(Short exercise): The records follow. Print, word for word, the first line through the "(147,482) -- cycle;" line.

(Data entries):
- - -

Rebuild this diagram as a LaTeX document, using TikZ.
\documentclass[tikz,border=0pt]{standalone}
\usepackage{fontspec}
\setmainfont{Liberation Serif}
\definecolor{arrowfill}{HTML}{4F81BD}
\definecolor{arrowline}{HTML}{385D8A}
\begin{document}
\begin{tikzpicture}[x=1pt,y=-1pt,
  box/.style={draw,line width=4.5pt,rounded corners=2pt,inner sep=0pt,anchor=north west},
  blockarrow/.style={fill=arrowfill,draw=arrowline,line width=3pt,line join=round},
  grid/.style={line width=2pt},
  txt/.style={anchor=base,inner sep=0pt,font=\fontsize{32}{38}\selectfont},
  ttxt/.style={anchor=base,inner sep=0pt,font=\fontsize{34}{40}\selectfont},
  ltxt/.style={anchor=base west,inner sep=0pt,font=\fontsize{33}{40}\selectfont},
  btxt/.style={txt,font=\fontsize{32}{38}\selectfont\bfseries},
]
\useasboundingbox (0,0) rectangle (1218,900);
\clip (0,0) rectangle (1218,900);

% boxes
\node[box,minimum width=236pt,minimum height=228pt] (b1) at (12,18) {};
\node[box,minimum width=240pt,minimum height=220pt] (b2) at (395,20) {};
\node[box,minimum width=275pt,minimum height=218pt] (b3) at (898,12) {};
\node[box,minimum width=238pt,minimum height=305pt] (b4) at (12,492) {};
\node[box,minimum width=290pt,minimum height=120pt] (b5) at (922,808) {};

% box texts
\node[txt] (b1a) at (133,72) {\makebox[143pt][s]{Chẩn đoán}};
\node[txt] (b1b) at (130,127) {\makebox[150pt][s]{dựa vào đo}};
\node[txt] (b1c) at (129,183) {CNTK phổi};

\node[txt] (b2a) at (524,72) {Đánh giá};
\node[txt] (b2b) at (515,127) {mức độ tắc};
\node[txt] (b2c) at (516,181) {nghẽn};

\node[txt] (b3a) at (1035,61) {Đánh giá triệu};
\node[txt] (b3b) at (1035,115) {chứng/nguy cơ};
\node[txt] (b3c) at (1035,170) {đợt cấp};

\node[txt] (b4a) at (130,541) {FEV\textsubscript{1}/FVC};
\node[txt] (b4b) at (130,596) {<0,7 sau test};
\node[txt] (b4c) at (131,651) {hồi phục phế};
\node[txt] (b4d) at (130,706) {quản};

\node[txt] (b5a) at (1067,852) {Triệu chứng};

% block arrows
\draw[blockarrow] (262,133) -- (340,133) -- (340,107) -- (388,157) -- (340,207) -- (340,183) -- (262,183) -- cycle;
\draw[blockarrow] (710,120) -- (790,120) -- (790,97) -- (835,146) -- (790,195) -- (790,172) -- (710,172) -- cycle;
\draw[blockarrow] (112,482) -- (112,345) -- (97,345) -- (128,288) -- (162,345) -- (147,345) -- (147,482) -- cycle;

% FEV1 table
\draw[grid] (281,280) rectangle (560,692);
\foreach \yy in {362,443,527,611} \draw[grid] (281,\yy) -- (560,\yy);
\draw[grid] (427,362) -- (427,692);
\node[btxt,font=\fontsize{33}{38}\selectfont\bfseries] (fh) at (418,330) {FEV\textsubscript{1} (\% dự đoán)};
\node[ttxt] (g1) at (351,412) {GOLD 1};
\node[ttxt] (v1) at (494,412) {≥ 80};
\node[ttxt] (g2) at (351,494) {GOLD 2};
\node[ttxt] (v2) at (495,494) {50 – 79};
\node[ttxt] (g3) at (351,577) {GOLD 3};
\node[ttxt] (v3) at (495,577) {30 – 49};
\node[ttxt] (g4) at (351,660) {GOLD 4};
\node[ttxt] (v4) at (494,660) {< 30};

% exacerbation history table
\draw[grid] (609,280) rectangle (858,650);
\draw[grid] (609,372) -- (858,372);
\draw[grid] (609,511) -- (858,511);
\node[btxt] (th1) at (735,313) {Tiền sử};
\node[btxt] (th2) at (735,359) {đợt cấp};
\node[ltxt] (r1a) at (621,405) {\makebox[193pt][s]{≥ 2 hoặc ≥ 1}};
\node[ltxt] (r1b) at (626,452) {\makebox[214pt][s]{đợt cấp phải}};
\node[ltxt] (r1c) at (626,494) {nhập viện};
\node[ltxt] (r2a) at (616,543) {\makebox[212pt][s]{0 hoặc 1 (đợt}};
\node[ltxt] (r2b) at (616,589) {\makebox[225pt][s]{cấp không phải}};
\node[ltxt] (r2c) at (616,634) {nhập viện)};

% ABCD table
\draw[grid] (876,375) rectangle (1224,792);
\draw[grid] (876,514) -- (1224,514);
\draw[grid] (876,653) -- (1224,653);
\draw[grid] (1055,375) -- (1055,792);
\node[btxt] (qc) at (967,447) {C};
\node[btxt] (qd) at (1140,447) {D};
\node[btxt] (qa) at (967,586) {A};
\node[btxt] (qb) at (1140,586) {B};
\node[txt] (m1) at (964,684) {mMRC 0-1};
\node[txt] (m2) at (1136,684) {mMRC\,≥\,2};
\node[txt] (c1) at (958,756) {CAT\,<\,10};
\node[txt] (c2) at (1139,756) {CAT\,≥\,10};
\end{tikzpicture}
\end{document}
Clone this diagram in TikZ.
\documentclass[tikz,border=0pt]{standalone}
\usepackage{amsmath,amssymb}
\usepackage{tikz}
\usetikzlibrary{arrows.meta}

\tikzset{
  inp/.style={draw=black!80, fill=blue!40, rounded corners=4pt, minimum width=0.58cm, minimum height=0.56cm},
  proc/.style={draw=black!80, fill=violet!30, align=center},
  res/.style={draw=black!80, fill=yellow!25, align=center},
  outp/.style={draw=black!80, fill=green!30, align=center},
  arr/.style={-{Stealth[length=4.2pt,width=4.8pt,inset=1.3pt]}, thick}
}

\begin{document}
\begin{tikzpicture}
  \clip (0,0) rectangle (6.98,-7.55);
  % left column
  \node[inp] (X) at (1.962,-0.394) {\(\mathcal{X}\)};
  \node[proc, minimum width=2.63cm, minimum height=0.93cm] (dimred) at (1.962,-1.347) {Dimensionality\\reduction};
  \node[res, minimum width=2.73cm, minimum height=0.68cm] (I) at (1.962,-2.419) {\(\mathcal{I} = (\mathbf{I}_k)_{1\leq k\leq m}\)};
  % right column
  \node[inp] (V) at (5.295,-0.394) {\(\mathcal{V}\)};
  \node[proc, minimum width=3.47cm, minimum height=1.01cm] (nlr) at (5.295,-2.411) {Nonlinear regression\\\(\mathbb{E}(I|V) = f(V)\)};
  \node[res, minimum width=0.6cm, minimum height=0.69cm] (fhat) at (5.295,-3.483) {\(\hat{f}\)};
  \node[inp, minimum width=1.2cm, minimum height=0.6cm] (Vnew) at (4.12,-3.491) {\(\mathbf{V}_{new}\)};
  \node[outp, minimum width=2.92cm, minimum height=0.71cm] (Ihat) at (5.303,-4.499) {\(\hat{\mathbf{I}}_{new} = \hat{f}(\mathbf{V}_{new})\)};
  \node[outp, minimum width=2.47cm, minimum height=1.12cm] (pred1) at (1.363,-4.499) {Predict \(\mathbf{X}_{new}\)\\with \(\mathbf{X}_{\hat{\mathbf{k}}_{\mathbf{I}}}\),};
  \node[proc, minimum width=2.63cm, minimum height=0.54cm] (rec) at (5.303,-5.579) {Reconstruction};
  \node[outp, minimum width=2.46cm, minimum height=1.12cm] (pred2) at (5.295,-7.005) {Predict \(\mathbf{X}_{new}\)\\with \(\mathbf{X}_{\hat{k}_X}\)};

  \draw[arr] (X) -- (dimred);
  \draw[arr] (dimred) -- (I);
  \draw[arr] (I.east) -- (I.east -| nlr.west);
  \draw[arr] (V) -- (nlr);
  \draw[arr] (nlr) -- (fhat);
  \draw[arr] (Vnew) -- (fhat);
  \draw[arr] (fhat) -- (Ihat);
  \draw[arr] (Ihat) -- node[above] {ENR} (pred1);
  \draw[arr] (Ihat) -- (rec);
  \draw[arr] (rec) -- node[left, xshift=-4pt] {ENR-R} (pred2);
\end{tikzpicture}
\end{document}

- - -

(Answer to the task):
Rebuild this diagram as a LaTeX document, using TikZ.
\documentclass[tikz,border=0pt]{standalone}
\usepackage{fontspec}
\setmainfont{Liberation Serif}
\definecolor{arrowfill}{HTML}{4F81BD}
\definecolor{arrowline}{HTML}{385D8A}
\begin{document}
\begin{tikzpicture}[x=1pt,y=-1pt,
  box/.style={draw,line width=4.5pt,rounded corners=2pt,inner sep=0pt,anchor=north west},
  blockarrow/.style={fill=arrowfill,draw=arrowline,line width=3pt,line join=round},
  grid/.style={line width=2pt},
  txt/.style={anchor=base,inner sep=0pt,font=\fontsize{32}{38}\selectfont},
  ttxt/.style={anchor=base,inner sep=0pt,font=\fontsize{34}{40}\selectfont},
  ltxt/.style={anchor=base west,inner sep=0pt,font=\fontsize{33}{40}\selectfont},
  btxt/.style={txt,font=\fontsize{32}{38}\selectfont\bfseries},
]
\useasboundingbox (0,0) rectangle (1218,900);
\clip (0,0) rectangle (1218,900);

% boxes
\node[box,minimum width=236pt,minimum height=228pt] (b1) at (12,18) {};
\node[box,minimum width=240pt,minimum height=220pt] (b2) at (395,20) {};
\node[box,minimum width=275pt,minimum height=218pt] (b3) at (898,12) {};
\node[box,minimum width=238pt,minimum height=305pt] (b4) at (12,492) {};
\node[box,minimum width=290pt,minimum height=120pt] (b5) at (922,808) {};

% box texts
\node[txt] (b1a) at (133,72) {\makebox[143pt][s]{Chẩn đoán}};
\node[txt] (b1b) at (130,127) {\makebox[150pt][s]{dựa vào đo}};
\node[txt] (b1c) at (129,183) {CNTK phổi};

\node[txt] (b2a) at (524,72) {Đánh giá};
\node[txt] (b2b) at (515,127) {mức độ tắc};
\node[txt] (b2c) at (516,181) {nghẽn};

\node[txt] (b3a) at (1035,61) {Đánh giá triệu};
\node[txt] (b3b) at (1035,115) {chứng/nguy cơ};
\node[txt] (b3c) at (1035,170) {đợt cấp};

\node[txt] (b4a) at (130,541) {FEV\textsubscript{1}/FVC};
\node[txt] (b4b) at (130,596) {<0,7 sau test};
\node[txt] (b4c) at (131,651) {hồi phục phế};
\node[txt] (b4d) at (130,706) {quản};

\node[txt] (b5a) at (1067,852) {Triệu chứng};

% block arrows
\draw[blockarrow] (262,133) -- (340,133) -- (340,107) -- (388,157) -- (340,207) -- (340,183) -- (262,183) -- cycle;
\draw[blockarrow] (710,120) -- (790,120) -- (790,97) -- (835,146) -- (790,195) -- (790,172) -- (710,172) -- cycle;
\draw[blockarrow] (112,482) -- (112,345) -- (97,345) -- (128,288) -- (162,345) -- (147,345) -- (147,482) -- cycle;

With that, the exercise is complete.